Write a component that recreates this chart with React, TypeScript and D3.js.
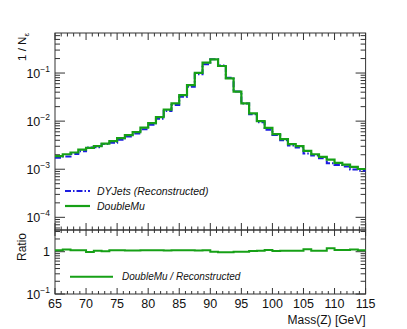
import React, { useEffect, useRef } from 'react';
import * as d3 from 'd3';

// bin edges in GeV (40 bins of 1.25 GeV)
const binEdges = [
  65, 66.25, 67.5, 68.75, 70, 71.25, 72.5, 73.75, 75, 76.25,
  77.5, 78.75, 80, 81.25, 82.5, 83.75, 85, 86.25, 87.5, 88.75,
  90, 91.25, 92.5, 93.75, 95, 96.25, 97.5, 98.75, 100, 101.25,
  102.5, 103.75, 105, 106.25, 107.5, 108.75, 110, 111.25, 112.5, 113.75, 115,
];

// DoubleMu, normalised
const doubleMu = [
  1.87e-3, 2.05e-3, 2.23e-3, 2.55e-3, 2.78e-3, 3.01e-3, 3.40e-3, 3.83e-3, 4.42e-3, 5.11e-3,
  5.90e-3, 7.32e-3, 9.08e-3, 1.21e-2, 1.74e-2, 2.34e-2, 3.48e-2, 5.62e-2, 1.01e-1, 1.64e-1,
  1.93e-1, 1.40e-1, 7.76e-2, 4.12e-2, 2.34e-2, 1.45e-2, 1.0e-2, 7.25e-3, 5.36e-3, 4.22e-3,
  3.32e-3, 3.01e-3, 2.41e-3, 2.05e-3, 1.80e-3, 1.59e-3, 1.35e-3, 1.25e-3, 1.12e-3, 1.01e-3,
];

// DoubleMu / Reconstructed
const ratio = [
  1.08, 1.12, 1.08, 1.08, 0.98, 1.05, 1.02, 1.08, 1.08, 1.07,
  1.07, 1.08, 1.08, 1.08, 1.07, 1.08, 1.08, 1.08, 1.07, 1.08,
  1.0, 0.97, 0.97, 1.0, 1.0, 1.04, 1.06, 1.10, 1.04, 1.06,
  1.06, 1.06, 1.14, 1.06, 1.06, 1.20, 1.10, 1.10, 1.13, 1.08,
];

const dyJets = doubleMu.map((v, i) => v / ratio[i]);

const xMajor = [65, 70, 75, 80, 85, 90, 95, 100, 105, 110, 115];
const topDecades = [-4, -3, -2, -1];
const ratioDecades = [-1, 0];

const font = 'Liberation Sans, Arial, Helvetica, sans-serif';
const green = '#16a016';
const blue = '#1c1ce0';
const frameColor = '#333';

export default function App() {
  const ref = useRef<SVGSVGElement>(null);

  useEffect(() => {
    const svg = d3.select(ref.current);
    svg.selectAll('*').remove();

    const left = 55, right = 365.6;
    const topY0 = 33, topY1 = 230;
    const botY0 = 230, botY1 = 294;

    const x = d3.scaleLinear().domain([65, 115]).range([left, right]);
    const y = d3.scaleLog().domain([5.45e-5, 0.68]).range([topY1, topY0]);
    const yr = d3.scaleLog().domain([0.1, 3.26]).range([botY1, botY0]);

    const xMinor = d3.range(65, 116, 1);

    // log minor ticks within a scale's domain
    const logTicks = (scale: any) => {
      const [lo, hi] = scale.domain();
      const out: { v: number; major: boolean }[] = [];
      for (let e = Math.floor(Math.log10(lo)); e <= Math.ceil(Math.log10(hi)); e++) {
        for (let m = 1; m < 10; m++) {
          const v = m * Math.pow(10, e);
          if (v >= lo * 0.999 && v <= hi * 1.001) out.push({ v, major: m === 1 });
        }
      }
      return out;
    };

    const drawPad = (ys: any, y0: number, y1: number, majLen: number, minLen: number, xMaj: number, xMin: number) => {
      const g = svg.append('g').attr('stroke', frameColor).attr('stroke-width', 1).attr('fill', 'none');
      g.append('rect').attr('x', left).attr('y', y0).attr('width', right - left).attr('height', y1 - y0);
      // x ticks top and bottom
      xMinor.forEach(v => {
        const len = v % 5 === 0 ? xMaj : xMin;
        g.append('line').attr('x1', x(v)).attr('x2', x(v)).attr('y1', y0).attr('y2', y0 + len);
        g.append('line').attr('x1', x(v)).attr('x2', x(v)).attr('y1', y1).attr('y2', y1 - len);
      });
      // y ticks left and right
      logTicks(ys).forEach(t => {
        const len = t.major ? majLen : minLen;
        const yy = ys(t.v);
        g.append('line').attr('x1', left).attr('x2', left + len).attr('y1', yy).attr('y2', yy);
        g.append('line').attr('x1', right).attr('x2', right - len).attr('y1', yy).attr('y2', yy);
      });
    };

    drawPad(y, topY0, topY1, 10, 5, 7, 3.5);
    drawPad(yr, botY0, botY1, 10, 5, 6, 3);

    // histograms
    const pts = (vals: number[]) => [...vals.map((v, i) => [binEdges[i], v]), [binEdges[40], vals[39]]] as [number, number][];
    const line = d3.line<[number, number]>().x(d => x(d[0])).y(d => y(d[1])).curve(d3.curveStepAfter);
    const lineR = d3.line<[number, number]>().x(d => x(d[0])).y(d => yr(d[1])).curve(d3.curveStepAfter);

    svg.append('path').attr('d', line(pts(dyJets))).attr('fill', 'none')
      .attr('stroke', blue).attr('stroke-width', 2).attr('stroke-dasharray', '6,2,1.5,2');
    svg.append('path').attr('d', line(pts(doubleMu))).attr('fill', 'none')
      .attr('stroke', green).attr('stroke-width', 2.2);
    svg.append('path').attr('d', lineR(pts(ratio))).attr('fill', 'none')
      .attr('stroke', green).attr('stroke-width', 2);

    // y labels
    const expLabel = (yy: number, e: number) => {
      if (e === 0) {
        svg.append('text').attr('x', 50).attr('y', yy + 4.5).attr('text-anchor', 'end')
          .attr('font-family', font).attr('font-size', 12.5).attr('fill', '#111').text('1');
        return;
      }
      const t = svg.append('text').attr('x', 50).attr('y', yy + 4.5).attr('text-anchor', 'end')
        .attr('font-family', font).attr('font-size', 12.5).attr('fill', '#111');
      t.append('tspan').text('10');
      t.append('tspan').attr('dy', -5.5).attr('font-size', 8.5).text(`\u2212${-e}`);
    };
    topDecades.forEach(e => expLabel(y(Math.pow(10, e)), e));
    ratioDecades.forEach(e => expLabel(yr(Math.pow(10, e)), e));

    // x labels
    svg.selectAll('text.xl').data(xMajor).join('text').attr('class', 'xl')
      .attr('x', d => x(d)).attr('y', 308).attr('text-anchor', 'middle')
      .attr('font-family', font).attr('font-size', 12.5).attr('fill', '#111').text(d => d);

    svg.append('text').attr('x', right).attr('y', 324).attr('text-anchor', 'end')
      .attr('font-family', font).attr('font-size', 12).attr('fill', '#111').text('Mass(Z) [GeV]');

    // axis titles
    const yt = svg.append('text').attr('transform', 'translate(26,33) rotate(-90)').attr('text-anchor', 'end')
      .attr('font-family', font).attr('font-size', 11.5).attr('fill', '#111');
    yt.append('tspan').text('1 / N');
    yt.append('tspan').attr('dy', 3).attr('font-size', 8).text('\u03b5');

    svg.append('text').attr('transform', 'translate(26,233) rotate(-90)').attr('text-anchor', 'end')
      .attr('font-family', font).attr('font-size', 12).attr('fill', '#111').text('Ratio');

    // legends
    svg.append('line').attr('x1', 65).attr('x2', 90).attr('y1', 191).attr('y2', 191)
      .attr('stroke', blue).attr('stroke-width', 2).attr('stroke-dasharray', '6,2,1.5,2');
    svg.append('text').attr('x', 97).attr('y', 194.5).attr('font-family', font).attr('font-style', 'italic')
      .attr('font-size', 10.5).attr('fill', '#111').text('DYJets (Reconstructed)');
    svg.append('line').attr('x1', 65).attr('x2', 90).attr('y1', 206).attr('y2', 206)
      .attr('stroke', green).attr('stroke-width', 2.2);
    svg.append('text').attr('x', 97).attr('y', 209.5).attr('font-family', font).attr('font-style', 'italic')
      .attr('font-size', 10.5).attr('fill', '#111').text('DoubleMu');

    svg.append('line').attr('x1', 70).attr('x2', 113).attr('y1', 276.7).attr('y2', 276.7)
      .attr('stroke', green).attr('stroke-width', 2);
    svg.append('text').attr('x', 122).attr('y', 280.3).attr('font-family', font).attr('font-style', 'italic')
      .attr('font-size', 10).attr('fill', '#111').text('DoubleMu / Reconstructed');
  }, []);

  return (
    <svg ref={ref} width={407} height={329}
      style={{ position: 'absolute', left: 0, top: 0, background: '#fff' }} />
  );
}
◇ ◇ ◇ ◇
| EXERCISE DIRECTIONS |
Everything from the first line of the listing above through the line that contains "const botY0 = 230, botY1 = 294;" is to be restated word for word, minus the pictures.

| TASK SOLUTION |
Write a component that recreates this chart with React, TypeScript and D3.js.
import React, { useEffect, useRef } from 'react';
import * as d3 from 'd3';

// bin edges in GeV (40 bins of 1.25 GeV)
const binEdges = [
  65, 66.25, 67.5, 68.75, 70, 71.25, 72.5, 73.75, 75, 76.25,
  77.5, 78.75, 80, 81.25, 82.5, 83.75, 85, 86.25, 87.5, 88.75,
  90, 91.25, 92.5, 93.75, 95, 96.25, 97.5, 98.75, 100, 101.25,
  102.5, 103.75, 105, 106.25, 107.5, 108.75, 110, 111.25, 112.5, 113.75, 115,
];

// DoubleMu, normalised
const doubleMu = [
  1.87e-3, 2.05e-3, 2.23e-3, 2.55e-3, 2.78e-3, 3.01e-3, 3.40e-3, 3.83e-3, 4.42e-3, 5.11e-3,
  5.90e-3, 7.32e-3, 9.08e-3, 1.21e-2, 1.74e-2, 2.34e-2, 3.48e-2, 5.62e-2, 1.01e-1, 1.64e-1,
  1.93e-1, 1.40e-1, 7.76e-2, 4.12e-2, 2.34e-2, 1.45e-2, 1.0e-2, 7.25e-3, 5.36e-3, 4.22e-3,
  3.32e-3, 3.01e-3, 2.41e-3, 2.05e-3, 1.80e-3, 1.59e-3, 1.35e-3, 1.25e-3, 1.12e-3, 1.01e-3,
];

// DoubleMu / Reconstructed
const ratio = [
  1.08, 1.12, 1.08, 1.08, 0.98, 1.05, 1.02, 1.08, 1.08, 1.07,
  1.07, 1.08, 1.08, 1.08, 1.07, 1.08, 1.08, 1.08, 1.07, 1.08,
  1.0, 0.97, 0.97, 1.0, 1.0, 1.04, 1.06, 1.10, 1.04, 1.06,
  1.06, 1.06, 1.14, 1.06, 1.06, 1.20, 1.10, 1.10, 1.13, 1.08,
];

const dyJets = doubleMu.map((v, i) => v / ratio[i]);

const xMajor = [65, 70, 75, 80, 85, 90, 95, 100, 105, 110, 115];
const topDecades = [-4, -3, -2, -1];
const ratioDecades = [-1, 0];

const font = 'Liberation Sans, Arial, Helvetica, sans-serif';
const green = '#16a016';
const blue = '#1c1ce0';
const frameColor = '#333';

export default function App() {
  const ref = useRef<SVGSVGElement>(null);

  useEffect(() => {
    const svg = d3.select(ref.current);
    svg.selectAll('*').remove();

    const left = 55, right = 365.6;
    const topY0 = 33, topY1 = 230;
    const botY0 = 230, botY1 = 294;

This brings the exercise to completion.